Everybody goes weak at the knees for a heart-warming romance. At the very least stories of a genuine romance can warm the coldest and most cynical of hearts. We all yearn for a ‘hapy ever after’ ending.
We seem to think we can will into existence a real connection from the mere hint of a kindling affection between celebrities. Now magazine featured Katie Holmes and was awash with speculation as to whether she was going out with Jamie Foxx. The press raised our hopes for a reunion between Selena Gomez and Justin Bieber – the way they did after the breakup of Britney spears and Justin Timberlake. We too easily forget that young love often lacks true substance which can assure longevity.
We ourselves often struggle to achieve or experience these whirlwind romances, so why do we expect them of celebrities? They have become so ever-present and accessible through the media that we have a tendency to suspend disbelief about their lives as we would the questionable elements of a film at the cinema. We forget that even if they are ‘performers’, they are still entitled to their downtime to be themselves without any obligation to play a role we expect of them. A 2-hour romantic drama or comedy no longer seems enough to satisfy the fans’ insatiable appetite for ultimate and lasting romance. Wouldn’t it be so much better if we would channel that hope and energy into our own longings for genuine romance, whether we are single or married?
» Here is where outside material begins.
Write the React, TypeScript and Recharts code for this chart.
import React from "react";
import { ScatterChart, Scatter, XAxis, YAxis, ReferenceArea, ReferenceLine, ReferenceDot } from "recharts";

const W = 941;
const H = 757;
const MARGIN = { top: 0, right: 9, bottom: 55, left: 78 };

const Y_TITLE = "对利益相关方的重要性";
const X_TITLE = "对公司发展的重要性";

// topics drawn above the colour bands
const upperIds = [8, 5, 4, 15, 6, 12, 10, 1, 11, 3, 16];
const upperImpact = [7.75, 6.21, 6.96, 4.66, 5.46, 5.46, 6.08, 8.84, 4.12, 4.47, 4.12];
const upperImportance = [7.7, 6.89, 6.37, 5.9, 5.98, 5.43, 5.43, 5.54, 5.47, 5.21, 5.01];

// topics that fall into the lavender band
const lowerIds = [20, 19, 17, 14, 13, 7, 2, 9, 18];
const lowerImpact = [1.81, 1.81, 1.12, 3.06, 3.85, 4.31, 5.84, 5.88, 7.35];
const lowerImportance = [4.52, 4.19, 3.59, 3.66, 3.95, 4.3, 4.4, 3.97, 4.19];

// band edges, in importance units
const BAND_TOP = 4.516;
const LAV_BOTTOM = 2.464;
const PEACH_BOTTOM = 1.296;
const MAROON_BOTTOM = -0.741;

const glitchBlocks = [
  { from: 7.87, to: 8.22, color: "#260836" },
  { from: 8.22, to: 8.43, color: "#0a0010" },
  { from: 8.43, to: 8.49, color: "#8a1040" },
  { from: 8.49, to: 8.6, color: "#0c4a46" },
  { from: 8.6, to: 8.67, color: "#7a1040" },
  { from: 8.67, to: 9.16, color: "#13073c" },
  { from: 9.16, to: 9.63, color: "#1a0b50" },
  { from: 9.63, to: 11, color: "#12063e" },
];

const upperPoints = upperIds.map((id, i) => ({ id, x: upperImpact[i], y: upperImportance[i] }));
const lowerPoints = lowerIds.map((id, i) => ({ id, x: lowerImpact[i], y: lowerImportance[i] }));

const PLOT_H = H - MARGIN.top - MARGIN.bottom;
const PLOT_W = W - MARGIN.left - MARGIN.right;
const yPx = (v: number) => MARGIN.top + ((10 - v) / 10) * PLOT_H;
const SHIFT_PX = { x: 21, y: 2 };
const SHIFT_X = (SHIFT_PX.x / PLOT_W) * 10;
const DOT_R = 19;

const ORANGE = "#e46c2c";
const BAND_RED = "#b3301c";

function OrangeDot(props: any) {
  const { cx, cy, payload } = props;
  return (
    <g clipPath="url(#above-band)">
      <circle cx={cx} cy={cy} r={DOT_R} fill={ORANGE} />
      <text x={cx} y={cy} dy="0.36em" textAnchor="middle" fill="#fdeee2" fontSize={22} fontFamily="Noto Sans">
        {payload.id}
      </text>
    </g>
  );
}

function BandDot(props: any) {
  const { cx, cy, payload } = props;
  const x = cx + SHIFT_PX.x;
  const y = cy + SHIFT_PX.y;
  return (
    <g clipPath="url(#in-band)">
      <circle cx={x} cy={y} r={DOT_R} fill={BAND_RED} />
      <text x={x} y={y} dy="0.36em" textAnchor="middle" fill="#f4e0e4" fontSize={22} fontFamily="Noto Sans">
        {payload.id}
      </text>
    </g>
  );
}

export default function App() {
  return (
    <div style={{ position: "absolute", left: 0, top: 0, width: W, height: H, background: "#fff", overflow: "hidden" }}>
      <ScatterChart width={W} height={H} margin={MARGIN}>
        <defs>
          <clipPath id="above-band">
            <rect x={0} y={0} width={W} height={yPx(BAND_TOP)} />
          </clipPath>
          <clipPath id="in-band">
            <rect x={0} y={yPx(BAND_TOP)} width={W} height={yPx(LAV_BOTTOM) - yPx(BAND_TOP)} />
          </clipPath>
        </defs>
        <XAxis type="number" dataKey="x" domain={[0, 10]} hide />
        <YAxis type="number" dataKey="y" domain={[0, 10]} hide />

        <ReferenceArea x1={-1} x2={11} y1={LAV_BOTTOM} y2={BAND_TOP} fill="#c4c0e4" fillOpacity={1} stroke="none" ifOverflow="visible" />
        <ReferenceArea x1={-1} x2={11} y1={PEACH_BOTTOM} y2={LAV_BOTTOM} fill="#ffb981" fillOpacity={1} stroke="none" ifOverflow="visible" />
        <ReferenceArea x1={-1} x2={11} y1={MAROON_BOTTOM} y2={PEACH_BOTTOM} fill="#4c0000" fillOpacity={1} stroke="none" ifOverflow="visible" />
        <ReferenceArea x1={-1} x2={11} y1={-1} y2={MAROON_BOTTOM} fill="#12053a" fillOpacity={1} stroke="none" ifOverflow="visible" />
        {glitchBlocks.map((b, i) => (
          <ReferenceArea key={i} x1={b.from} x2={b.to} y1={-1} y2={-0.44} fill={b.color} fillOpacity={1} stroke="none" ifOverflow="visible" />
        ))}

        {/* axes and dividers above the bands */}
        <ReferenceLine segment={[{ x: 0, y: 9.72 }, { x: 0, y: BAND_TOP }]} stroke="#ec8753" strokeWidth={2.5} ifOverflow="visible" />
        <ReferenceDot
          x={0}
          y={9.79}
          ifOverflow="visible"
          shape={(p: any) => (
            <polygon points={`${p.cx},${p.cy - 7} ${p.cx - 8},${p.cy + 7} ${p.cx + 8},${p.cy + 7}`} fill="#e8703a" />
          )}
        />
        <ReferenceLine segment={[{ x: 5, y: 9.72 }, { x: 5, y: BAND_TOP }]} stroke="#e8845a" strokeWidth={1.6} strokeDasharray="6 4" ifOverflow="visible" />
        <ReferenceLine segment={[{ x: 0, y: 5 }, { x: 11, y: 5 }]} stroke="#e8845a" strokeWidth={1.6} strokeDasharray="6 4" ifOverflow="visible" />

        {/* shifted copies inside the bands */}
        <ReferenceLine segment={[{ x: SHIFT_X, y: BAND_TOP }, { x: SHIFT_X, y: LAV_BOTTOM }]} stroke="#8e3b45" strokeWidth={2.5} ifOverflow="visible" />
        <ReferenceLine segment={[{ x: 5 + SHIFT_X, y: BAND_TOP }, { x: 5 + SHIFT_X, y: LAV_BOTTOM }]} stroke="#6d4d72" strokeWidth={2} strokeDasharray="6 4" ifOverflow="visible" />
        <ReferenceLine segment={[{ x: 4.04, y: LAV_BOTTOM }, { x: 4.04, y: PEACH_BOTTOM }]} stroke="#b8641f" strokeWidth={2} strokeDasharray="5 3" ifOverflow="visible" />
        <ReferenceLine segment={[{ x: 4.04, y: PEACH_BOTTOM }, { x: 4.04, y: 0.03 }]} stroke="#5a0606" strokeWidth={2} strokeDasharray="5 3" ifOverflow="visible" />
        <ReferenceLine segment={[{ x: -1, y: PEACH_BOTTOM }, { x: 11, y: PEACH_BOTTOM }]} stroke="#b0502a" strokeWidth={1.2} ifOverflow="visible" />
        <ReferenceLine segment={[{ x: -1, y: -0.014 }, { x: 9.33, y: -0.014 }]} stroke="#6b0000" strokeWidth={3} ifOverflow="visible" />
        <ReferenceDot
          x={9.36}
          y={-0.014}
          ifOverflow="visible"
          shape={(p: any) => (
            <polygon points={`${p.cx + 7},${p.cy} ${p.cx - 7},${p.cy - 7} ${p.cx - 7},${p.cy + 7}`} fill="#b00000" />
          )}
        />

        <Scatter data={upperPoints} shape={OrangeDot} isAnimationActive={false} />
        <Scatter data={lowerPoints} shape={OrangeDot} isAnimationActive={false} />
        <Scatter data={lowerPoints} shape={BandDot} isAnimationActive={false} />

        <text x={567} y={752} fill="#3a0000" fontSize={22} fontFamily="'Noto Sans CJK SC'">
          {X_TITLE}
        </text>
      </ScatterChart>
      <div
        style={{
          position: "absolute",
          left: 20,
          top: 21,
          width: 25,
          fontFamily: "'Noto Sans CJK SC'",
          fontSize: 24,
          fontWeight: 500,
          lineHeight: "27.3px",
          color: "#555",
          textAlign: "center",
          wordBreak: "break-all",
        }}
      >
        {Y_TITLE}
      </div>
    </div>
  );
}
Where celebrities are concerned, we naively shrug off the disheartening statistics that more than 50% of marriages end in divorce. Indeed prospects are even more dismal for those in showbusiness and entertainment. Yet, for all our swooning obsessions, we show relatively little interest in couples who survive through thick and thin. We love the emotional buzz of falling in love as we do following a couple as they date, court and marry; but once the honeymoon is over, we are quick to search for the next couple to impart a dopamine rush of anticipation.
We prefer the raptures of the honeymoon period and the drama of divorce , but become bored by the humdrum of the in-between. Whether in our own relationships or the celebrity relationships we follow at a distance, our concentration spans rival those of the gnat. After 6 months we insist on proposals of marriage or pregnancy, failing which we fall prey to media rumours of breakups, backstabbings and possible rebound relationships.
A Case to Consider
On 21 January 2016, the wold learned about Mariah Carey’s engagement to the billionaire businesman, James Packer. In less than a year of official dating, it seemed thatshe had finally found her ‘Prince Charming’. More importantly, she was finally within reach of her ultimate ‘vision of live’ – a happy marriage and family.
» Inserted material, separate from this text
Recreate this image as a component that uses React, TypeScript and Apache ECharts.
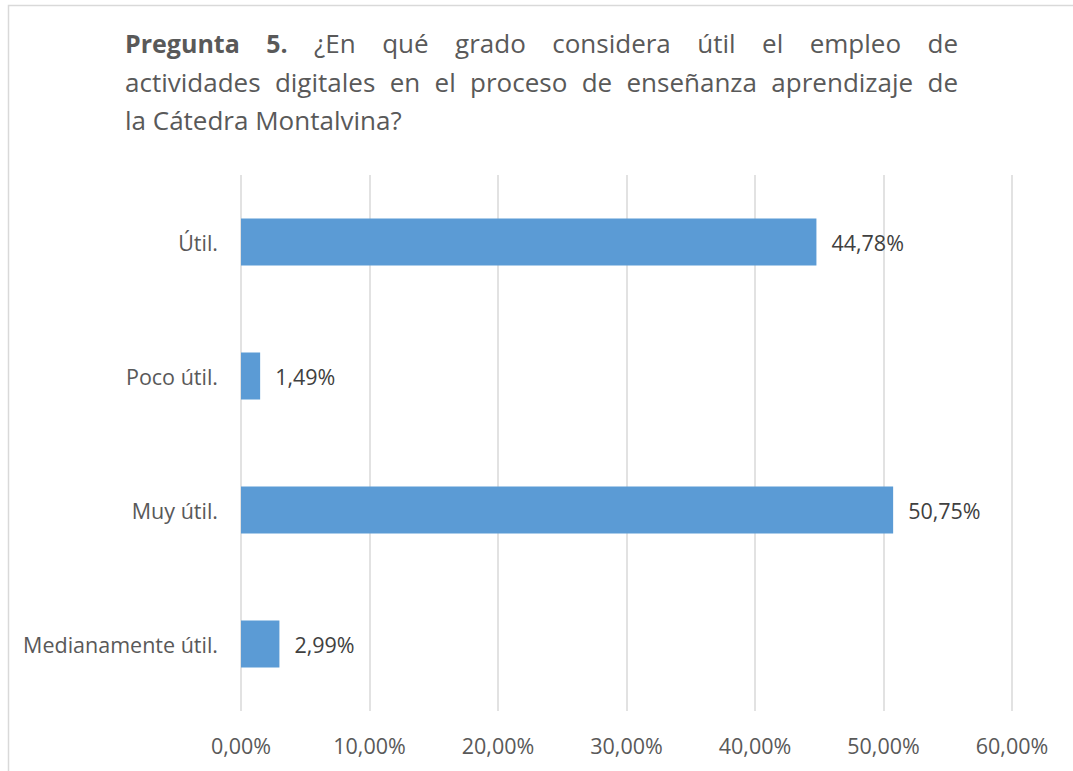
import React, { useEffect, useRef } from "react";
import * as echarts from "echarts";

const categories = ["Útil.", "Poco útil.", "Muy útil.", "Medianamente útil."];
const values = [44.78, 1.49, 50.75, 2.99];
const xTicks = [0, 10, 20, 30, 40, 50, 60];

const titleLine1 = [
  { t: "Pregunta", b: true },
  { t: "5.", b: true },
  { t: "¿En", b: false },
  { t: "qué", b: false },
  { t: "grado", b: false },
  { t: "considera", b: false },
  { t: "útil", b: false },
  { t: "el", b: false },
  { t: "empleo", b: false },
  { t: "de", b: false },
];
const titleLine2 = "actividades digitales en el proceso de enseñanza aprendizaje de";
const titleLine3 = "la Cátedra Montalvina?";

const FONT = "'Open Sans', sans-serif";
const TITLE_SIZE = 26;
const BOLD_SIZE = 25;
const LABEL_SIZE = 21.5;
const TEXT_COLOR = "#595959";

function fmt(v: number) {
  return v.toFixed(2).replace(".", ",") + "%";
}

function measure(text: string, bold: boolean) {
  const c = document.createElement("canvas").getContext("2d")!;
  c.font = `${bold ? "bold " : ""}${bold ? BOLD_SIZE : TITLE_SIZE}px 'Open Sans'`;
  return c.measureText(text).width;
}

function justifiedLine(words: { t: string; b: boolean }[], x0: number, x1: number, y: number) {
  const widths = words.map((w) => measure(w.t, w.b));
  const total = widths.reduce((a, b) => a + b, 0);
  const gap = (x1 - x0 - total) / (words.length - 1);
  let x = x0;
  return words.map((w, i) => {
    const el = {
      type: "text",
      x,
      y,
      style: {
        text: w.t,
        fontFamily: FONT,
        fontSize: w.b ? BOLD_SIZE : TITLE_SIZE,
        fontWeight: w.b ? "bold" : "normal",
        fill: TEXT_COLOR,
        verticalAlign: "middle",
        align: "left",
      },
    };
    x += widths[i] + gap;
    return el;
  });
}

export default function App() {
  const ref = useRef<HTMLDivElement>(null);
  useEffect(() => {
    const chart = echarts.init(ref.current!, null, { renderer: "svg" });
    const line2Words = titleLine2.split(" ").map((t) => ({ t, b: false }));
    const graphics: any[] = [
      {
        type: "rect",
        shape: { x: 8.5, y: 5.5, width: 1200, height: 900 },
        style: { fill: "none", stroke: "#D9D9D9", lineWidth: 1.5 },
        silent: true,
      },
      ...justifiedLine(titleLine1, 125, 958, 43),
      ...justifiedLine(line2Words, 125, 958, 82),
      {
        type: "text",
        x: 125,
        y: 120,
        style: {
          text: titleLine3,
          fontFamily: FONT,
          fontSize: TITLE_SIZE,
          fill: TEXT_COLOR,
          verticalAlign: "middle",
          align: "left",
        },
      },
    ];
    chart.setOption({
      animation: false,
      backgroundColor: "#fff",
      graphic: graphics,
      grid: { left: 241, right: 61, top: 175, bottom: 60, containLabel: false },
      xAxis: {
        type: "value",
        min: xTicks[0],
        max: xTicks[xTicks.length - 1],
        interval: 10,
        axisLine: { show: false },
        axisTick: { show: false },
        splitLine: { show: true, lineStyle: { color: "#D9D9D9", width: 1.5 } },
        axisLabel: {
          formatter: (v: number) => fmt(v),
          color: TEXT_COLOR,
          fontFamily: FONT,
          fontSize: LABEL_SIZE,
          margin: 23,
        },
      },
      yAxis: {
        type: "category",
        data: categories,
        inverse: true,
        axisLine: { show: false },
        axisTick: { show: false },
        splitLine: { show: false },
        axisLabel: {
          color: TEXT_COLOR,
          fontFamily: FONT,
          fontSize: LABEL_SIZE,
          margin: 23,
        },
      },
      series: [
        {
          type: "bar",
          data: values,
          barCategoryGap: "65%",
          itemStyle: { color: "#5B9BD5" },
          label: {
            show: true,
            position: "right",
            distance: 15,
            formatter: (p: any) => fmt(p.value),
            color: "#404040",
            fontFamily: FONT,
            fontSize: LABEL_SIZE,
          },
        },
      ],
    });
    return () => chart.dispose();
  }, []);
  return (
    <div
      ref={ref}
      style={{ position: "absolute", left: 0, top: 0, width: 1073, height: 771 }}
    />
  );
}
Although she had fame, fortune and fraternal twins by her second husband, this was the one thing that eluded her. This is essentially what all human beings long for – no matter who they are – where they come from or what they achieve.
Having amassed 18 number ‘1’s on the Billboard music charts so far, over a 30 plus year career, it is no wonder that her life is one of excesses. She is never in one place for very long as she is often touring to perform and promote her music. Like most performers, she has an inverted biological clock. On many live morning talk shows, she has complained that it’s far too early. But with the arrival of her twins, she may now be burning the candles at both ends, striving to get up early to start the day with them, as any devoted mother would wish to do.
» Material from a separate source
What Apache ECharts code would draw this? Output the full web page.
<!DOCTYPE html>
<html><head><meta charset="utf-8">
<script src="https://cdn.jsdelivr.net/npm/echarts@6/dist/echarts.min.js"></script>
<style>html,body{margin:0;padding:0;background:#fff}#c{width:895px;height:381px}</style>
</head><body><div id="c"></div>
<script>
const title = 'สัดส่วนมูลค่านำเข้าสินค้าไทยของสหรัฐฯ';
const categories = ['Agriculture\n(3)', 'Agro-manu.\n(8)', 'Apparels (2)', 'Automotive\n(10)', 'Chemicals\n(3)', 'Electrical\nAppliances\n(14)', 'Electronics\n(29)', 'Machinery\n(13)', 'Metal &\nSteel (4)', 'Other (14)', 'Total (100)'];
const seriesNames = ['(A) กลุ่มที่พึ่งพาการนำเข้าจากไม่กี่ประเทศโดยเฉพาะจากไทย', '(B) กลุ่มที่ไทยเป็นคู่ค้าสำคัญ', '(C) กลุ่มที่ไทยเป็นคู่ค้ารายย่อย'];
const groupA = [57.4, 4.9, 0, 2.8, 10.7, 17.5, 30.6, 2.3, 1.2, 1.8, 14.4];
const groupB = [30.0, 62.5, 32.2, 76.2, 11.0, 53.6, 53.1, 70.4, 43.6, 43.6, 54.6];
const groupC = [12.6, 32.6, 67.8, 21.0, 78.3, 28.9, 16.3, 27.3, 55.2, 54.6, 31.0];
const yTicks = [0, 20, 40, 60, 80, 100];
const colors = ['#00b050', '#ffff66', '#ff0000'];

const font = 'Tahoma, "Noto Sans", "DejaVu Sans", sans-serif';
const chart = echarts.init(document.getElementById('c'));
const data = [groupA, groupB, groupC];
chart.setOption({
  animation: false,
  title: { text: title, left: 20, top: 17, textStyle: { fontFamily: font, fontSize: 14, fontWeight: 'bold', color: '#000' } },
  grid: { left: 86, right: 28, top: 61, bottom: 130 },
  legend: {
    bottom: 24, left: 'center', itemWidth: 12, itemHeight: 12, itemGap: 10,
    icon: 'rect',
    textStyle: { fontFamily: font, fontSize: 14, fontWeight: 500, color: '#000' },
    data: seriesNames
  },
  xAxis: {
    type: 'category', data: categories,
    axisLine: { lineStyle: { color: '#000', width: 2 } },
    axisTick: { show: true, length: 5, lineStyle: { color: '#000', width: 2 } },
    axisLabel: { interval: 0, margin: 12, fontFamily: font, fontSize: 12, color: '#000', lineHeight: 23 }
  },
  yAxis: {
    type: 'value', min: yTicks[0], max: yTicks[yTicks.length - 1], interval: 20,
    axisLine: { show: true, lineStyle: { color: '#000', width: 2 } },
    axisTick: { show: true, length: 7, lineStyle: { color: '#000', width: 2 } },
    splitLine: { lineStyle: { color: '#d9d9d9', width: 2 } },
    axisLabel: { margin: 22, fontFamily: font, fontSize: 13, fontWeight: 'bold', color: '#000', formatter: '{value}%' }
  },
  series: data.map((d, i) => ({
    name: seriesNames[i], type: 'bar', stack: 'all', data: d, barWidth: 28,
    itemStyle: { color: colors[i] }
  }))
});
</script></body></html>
On the verge of her third marriage she was asked if she was excited. Her response was unexpectedly matter-of-a-fact – “well, you know, I’ve been married twice before”, thereby sidestepping with her usual sardonic wit, any potential awkwardness. But on further reflection, this was response was as bizarre as the response that Prince charles gave to the press when asked if he was in love. He responded philosophically with “whatever love is” – the harbinger of the sham marriage and bitter divorce which was to follow. a simple “yes” or “no” would have sufficed in both instances. But, to tell the world that you are not in love, would shatter the illusions of countless millions of doey-eyed fans.
As with Jackie Kennedy’s marriage to Aristotle Onassis, the billionaire shipping tycoon, we justified the pending union between Mariah and James as providing her with the billionaire lifestyle to which she had grown accustomed, and giving her and her children a stabilising influence in the rather stiff but predictable James. Most ordinary mortals can only imagine what it would be like to live a billionaire lifestyle. we easily forget that money is no substitute for love. Her 6-year marriage to Nick Cannon was punctuated by over the top anniversaries, no doubt orchestrated by Mariah herself who often describes herself as unapologetically “festive”.
what could be more over-the-top than the £15 million engagement ring which James gave to her. The 35-carat diamond ring was reportedly the costliest in showbusiness history outshining the engagement rings of Elizabeth Taylor who was married eight times in all. Mariah was understandably modest about it, no doubt painfully aware that luxurious and dazzling though it might be, it was no guarantee of a lasting union. Sadly, by October 2016, the couple had split on apparently less than friendly terms.
Although we will never know exactly why celebrity couples split, it is safe to conclude that they do not hold the key to true love and enduring happiness. Their fame, fortune, and star quality do not give them an edge in the ‘game of love’.